● DATASET CONTENT
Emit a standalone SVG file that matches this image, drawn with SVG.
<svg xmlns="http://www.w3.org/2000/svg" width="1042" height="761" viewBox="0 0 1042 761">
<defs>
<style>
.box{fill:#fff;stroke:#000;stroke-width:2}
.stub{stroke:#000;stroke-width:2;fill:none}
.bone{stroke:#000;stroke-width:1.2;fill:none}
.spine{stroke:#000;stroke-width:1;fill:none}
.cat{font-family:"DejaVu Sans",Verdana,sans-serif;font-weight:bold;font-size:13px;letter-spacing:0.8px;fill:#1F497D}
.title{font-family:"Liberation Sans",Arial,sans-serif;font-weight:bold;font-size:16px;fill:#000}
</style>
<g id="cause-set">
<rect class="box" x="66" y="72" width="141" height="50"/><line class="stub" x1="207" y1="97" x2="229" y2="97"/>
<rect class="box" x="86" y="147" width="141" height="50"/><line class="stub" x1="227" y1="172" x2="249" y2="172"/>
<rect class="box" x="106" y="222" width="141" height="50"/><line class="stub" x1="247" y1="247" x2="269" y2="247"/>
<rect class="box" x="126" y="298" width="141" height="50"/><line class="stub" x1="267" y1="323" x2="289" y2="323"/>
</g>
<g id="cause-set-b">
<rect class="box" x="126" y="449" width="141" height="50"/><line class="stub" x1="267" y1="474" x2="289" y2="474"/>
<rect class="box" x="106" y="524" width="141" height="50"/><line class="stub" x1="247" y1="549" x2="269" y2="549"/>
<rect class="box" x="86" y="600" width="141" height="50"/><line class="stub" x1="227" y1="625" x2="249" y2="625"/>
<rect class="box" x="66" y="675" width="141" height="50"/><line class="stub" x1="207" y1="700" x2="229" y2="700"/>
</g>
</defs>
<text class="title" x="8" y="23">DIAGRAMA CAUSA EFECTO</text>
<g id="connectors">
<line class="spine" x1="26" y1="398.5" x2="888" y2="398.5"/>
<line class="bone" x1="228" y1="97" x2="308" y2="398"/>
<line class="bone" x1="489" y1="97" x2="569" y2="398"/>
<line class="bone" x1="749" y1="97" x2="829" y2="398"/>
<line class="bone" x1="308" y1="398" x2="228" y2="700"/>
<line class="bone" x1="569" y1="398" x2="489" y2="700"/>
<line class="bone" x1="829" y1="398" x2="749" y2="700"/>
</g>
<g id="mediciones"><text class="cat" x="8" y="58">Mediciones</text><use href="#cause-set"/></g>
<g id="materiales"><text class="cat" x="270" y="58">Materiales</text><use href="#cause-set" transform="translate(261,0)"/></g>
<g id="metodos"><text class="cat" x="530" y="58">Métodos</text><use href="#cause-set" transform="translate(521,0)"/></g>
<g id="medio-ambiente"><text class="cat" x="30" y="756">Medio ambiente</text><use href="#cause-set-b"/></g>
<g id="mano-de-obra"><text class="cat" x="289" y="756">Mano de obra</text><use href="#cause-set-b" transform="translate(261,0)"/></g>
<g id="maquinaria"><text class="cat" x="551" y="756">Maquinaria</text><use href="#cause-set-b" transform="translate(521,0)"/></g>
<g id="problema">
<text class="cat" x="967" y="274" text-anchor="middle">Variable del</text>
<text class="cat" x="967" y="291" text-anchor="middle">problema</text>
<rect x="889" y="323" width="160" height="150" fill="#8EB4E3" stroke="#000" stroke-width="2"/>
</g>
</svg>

● TASK DIRECTIONS
Write down every line of the data exactly as it appears above.

● RESULT FOR THIS TASK
Emit a standalone SVG file that matches this image, drawn with SVG.
<svg xmlns="http://www.w3.org/2000/svg" width="1042" height="761" viewBox="0 0 1042 761">
<defs>
<style>
.box{fill:#fff;stroke:#000;stroke-width:2}
.stub{stroke:#000;stroke-width:2;fill:none}
.bone{stroke:#000;stroke-width:1.2;fill:none}
.spine{stroke:#000;stroke-width:1;fill:none}
.cat{font-family:"DejaVu Sans",Verdana,sans-serif;font-weight:bold;font-size:13px;letter-spacing:0.8px;fill:#1F497D}
.title{font-family:"Liberation Sans",Arial,sans-serif;font-weight:bold;font-size:16px;fill:#000}
</style>
<g id="cause-set">
<rect class="box" x="66" y="72" width="141" height="50"/><line class="stub" x1="207" y1="97" x2="229" y2="97"/>
<rect class="box" x="86" y="147" width="141" height="50"/><line class="stub" x1="227" y1="172" x2="249" y2="172"/>
<rect class="box" x="106" y="222" width="141" height="50"/><line class="stub" x1="247" y1="247" x2="269" y2="247"/>
<rect class="box" x="126" y="298" width="141" height="50"/><line class="stub" x1="267" y1="323" x2="289" y2="323"/>
</g>
<g id="cause-set-b">
<rect class="box" x="126" y="449" width="141" height="50"/><line class="stub" x1="267" y1="474" x2="289" y2="474"/>
<rect class="box" x="106" y="524" width="141" height="50"/><line class="stub" x1="247" y1="549" x2="269" y2="549"/>
<rect class="box" x="86" y="600" width="141" height="50"/><line class="stub" x1="227" y1="625" x2="249" y2="625"/>
<rect class="box" x="66" y="675" width="141" height="50"/><line class="stub" x1="207" y1="700" x2="229" y2="700"/>
</g>
</defs>
<text class="title" x="8" y="23">DIAGRAMA CAUSA EFECTO</text>
<g id="connectors">
<line class="spine" x1="26" y1="398.5" x2="888" y2="398.5"/>
<line class="bone" x1="228" y1="97" x2="308" y2="398"/>
<line class="bone" x1="489" y1="97" x2="569" y2="398"/>
<line class="bone" x1="749" y1="97" x2="829" y2="398"/>
<line class="bone" x1="308" y1="398" x2="228" y2="700"/>
<line class="bone" x1="569" y1="398" x2="489" y2="700"/>
<line class="bone" x1="829" y1="398" x2="749" y2="700"/>
</g>
<g id="mediciones"><text class="cat" x="8" y="58">Mediciones</text><use href="#cause-set"/></g>
<g id="materiales"><text class="cat" x="270" y="58">Materiales</text><use href="#cause-set" transform="translate(261,0)"/></g>
<g id="metodos"><text class="cat" x="530" y="58">Métodos</text><use href="#cause-set" transform="translate(521,0)"/></g>
<g id="medio-ambiente"><text class="cat" x="30" y="756">Medio ambiente</text><use href="#cause-set-b"/></g>
<g id="mano-de-obra"><text class="cat" x="289" y="756">Mano de obra</text><use href="#cause-set-b" transform="translate(261,0)"/></g>
<g id="maquinaria"><text class="cat" x="551" y="756">Maquinaria</text><use href="#cause-set-b" transform="translate(521,0)"/></g>
<g id="problema">
<text class="cat" x="967" y="274" text-anchor="middle">Variable del</text>
<text class="cat" x="967" y="291" text-anchor="middle">problema</text>
<rect x="889" y="323" width="160" height="150" fill="#8EB4E3" stroke="#000" stroke-width="2"/>
</g>
</svg>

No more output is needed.